◆ **Dataset content**
******
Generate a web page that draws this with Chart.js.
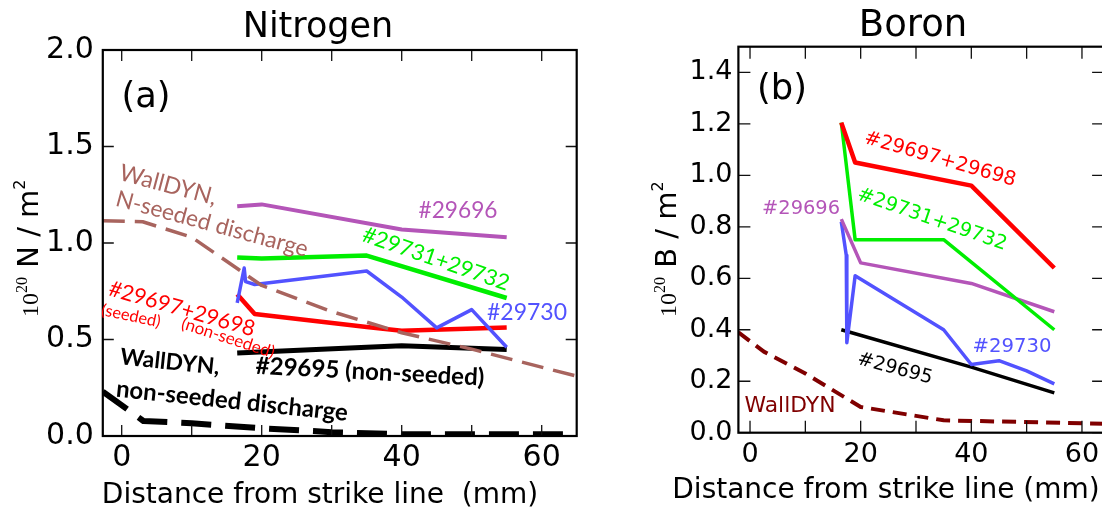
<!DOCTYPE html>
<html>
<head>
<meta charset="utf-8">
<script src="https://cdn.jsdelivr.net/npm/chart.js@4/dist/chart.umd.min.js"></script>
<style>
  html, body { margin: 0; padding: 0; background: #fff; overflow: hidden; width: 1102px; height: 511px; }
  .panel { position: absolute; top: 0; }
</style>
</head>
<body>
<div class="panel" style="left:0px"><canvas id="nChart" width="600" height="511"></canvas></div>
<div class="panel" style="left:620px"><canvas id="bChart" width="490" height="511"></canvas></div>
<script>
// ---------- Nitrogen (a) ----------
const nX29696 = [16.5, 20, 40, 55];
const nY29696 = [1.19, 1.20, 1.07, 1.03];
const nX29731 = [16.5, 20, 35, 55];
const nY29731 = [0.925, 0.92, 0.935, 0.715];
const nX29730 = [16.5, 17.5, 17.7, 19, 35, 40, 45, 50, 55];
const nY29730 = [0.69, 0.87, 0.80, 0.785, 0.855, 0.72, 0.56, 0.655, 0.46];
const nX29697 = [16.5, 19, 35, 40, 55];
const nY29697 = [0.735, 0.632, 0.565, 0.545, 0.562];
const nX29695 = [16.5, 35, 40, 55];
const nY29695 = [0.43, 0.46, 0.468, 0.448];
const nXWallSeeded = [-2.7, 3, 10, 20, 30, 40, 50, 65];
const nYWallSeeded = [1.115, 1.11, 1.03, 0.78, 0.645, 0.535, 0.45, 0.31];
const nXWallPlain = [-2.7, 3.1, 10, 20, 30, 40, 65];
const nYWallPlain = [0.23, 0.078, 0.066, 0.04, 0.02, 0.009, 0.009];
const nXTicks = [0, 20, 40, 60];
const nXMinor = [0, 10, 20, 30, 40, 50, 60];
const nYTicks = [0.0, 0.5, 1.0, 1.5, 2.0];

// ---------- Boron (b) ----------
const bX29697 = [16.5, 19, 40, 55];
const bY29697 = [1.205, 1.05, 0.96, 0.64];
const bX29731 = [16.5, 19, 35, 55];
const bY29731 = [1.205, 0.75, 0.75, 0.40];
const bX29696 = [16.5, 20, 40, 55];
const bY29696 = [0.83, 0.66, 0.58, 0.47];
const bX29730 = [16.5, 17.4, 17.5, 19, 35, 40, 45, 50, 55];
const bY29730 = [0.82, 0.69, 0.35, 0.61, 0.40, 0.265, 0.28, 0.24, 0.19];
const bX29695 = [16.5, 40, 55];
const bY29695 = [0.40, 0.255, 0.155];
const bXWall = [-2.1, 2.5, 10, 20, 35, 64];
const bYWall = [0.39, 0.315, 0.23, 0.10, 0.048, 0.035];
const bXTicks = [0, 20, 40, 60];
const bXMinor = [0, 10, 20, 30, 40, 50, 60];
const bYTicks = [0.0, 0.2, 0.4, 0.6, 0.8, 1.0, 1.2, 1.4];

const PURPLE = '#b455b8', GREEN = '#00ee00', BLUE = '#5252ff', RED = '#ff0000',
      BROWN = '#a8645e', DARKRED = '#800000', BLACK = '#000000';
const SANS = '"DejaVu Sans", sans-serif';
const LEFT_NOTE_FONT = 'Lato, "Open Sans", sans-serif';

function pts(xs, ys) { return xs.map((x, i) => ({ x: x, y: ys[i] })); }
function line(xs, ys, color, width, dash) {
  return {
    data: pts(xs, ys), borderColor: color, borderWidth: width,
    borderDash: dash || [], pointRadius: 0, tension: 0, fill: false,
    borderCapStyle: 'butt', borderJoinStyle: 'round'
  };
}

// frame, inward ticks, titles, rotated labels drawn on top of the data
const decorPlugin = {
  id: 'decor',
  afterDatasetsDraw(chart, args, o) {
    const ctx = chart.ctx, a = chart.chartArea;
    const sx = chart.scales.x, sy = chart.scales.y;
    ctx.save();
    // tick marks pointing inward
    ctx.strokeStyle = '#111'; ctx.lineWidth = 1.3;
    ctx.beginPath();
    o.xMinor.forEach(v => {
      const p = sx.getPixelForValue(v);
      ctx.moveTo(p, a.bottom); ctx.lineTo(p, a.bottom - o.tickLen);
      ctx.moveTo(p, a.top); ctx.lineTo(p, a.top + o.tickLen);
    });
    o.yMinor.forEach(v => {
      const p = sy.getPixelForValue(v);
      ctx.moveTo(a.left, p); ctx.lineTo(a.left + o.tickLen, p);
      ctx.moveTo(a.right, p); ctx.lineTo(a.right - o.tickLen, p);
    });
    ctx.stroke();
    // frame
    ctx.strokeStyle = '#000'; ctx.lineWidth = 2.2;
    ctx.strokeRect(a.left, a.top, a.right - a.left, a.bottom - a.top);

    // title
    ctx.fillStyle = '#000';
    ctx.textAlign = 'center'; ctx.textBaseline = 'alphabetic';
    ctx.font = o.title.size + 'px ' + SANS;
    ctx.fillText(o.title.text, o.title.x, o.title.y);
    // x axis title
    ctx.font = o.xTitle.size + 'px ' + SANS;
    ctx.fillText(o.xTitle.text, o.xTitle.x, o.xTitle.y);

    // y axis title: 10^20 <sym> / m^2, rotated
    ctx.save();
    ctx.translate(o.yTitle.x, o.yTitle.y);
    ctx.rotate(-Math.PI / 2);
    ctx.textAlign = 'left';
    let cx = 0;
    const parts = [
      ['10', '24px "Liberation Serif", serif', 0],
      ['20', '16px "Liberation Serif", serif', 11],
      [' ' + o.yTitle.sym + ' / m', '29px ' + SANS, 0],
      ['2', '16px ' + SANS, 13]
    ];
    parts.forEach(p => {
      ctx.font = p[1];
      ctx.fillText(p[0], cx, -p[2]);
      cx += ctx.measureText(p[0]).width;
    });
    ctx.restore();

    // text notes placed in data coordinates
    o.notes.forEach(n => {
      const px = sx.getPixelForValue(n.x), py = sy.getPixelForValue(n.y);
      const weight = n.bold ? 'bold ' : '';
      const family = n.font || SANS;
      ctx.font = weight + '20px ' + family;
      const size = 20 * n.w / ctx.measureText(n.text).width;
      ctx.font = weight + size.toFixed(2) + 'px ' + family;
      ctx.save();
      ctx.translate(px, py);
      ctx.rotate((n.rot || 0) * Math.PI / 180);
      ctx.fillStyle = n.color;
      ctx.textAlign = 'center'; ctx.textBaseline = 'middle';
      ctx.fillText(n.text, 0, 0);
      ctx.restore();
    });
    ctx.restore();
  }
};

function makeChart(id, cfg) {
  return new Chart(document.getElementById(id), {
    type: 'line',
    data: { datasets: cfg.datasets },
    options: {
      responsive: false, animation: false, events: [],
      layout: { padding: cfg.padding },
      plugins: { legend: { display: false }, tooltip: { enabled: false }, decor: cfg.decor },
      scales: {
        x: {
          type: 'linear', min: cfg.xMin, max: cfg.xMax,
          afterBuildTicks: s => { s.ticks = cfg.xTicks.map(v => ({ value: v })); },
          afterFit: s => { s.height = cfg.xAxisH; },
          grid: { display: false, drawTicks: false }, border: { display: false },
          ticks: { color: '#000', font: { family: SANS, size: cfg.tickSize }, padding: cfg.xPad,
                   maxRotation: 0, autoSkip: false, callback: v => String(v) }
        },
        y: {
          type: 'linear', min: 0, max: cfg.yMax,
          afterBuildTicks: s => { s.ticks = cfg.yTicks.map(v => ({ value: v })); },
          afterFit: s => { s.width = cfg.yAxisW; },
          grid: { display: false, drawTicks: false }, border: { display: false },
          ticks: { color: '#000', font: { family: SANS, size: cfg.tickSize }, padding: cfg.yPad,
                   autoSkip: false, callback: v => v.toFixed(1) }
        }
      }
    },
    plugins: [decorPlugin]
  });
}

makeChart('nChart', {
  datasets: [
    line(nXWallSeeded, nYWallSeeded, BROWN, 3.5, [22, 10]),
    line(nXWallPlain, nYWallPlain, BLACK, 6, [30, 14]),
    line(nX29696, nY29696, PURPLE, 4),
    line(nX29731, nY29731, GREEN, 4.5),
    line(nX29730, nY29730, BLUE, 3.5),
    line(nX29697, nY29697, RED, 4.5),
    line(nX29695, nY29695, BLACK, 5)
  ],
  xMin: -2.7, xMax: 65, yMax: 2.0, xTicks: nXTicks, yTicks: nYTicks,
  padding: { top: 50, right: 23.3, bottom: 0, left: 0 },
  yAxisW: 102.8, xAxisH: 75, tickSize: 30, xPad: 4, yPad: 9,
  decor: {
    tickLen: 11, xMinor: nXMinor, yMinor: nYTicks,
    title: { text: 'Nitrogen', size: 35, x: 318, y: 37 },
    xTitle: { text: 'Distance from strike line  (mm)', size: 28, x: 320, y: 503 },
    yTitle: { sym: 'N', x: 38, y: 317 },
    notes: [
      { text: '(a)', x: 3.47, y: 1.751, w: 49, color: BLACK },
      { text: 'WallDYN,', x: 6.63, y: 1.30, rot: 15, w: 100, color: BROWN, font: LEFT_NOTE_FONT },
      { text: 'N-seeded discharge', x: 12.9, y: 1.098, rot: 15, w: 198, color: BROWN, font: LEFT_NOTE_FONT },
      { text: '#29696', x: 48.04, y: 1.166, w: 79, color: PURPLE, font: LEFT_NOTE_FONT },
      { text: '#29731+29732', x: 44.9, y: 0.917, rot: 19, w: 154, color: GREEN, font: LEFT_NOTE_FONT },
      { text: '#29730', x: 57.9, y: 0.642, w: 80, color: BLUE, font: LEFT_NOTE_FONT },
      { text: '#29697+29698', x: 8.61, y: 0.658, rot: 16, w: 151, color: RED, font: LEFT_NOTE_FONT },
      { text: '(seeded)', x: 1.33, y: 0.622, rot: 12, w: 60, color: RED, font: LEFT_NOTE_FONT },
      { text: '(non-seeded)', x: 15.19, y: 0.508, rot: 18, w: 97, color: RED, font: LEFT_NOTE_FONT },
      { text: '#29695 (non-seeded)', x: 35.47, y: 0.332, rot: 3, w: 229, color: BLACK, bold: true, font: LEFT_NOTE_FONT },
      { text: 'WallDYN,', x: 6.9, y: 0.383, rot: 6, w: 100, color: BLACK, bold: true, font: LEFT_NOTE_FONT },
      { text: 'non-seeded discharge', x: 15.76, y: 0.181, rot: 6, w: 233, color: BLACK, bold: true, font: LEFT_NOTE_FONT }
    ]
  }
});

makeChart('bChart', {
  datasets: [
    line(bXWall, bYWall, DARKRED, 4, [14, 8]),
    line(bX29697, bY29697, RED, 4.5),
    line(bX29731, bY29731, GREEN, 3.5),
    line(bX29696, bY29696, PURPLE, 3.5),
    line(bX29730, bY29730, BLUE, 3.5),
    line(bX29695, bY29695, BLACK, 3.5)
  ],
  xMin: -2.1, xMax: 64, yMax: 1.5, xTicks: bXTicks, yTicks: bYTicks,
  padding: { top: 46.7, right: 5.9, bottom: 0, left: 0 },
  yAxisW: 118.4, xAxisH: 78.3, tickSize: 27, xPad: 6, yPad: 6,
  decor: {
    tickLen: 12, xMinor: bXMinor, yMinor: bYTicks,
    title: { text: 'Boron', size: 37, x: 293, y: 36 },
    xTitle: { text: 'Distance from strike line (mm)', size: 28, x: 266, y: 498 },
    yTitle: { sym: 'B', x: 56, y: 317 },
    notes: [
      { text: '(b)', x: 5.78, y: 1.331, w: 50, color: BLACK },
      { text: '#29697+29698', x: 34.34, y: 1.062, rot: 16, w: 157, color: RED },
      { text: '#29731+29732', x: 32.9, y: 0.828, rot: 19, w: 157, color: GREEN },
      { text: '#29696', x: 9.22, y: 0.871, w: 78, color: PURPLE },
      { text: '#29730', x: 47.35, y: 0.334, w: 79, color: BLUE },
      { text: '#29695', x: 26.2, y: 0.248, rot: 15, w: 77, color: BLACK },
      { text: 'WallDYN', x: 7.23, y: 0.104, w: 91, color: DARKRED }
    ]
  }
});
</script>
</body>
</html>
******
◆ **Given task**
Restate the material word for word from its first line through the line containing "const nYTicks = [0.0, 0.5, 1.0, 1.5, 2.0];", both included; the pictures do not belong in it.

◆ **Exercise solution**
Generate a web page that draws this with Chart.js.
<!DOCTYPE html>
<html>
<head>
<meta charset="utf-8">
<script src="https://cdn.jsdelivr.net/npm/chart.js@4/dist/chart.umd.min.js"></script>
<style>
  html, body { margin: 0; padding: 0; background: #fff; overflow: hidden; width: 1102px; height: 511px; }
  .panel { position: absolute; top: 0; }
</style>
</head>
<body>
<div class="panel" style="left:0px"><canvas id="nChart" width="600" height="511"></canvas></div>
<div class="panel" style="left:620px"><canvas id="bChart" width="490" height="511"></canvas></div>
<script>
// ---------- Nitrogen (a) ----------
const nX29696 = [16.5, 20, 40, 55];
const nY29696 = [1.19, 1.20, 1.07, 1.03];
const nX29731 = [16.5, 20, 35, 55];
const nY29731 = [0.925, 0.92, 0.935, 0.715];
const nX29730 = [16.5, 17.5, 17.7, 19, 35, 40, 45, 50, 55];
const nY29730 = [0.69, 0.87, 0.80, 0.785, 0.855, 0.72, 0.56, 0.655, 0.46];
const nX29697 = [16.5, 19, 35, 40, 55];
const nY29697 = [0.735, 0.632, 0.565, 0.545, 0.562];
const nX29695 = [16.5, 35, 40, 55];
const nY29695 = [0.43, 0.46, 0.468, 0.448];
const nXWallSeeded = [-2.7, 3, 10, 20, 30, 40, 50, 65];
const nYWallSeeded = [1.115, 1.11, 1.03, 0.78, 0.645, 0.535, 0.45, 0.31];
const nXWallPlain = [-2.7, 3.1, 10, 20, 30, 40, 65];
const nYWallPlain = [0.23, 0.078, 0.066, 0.04, 0.02, 0.009, 0.009];
const nXTicks = [0, 20, 40, 60];
const nXMinor = [0, 10, 20, 30, 40, 50, 60];
const nYTicks = [0.0, 0.5, 1.0, 1.5, 2.0];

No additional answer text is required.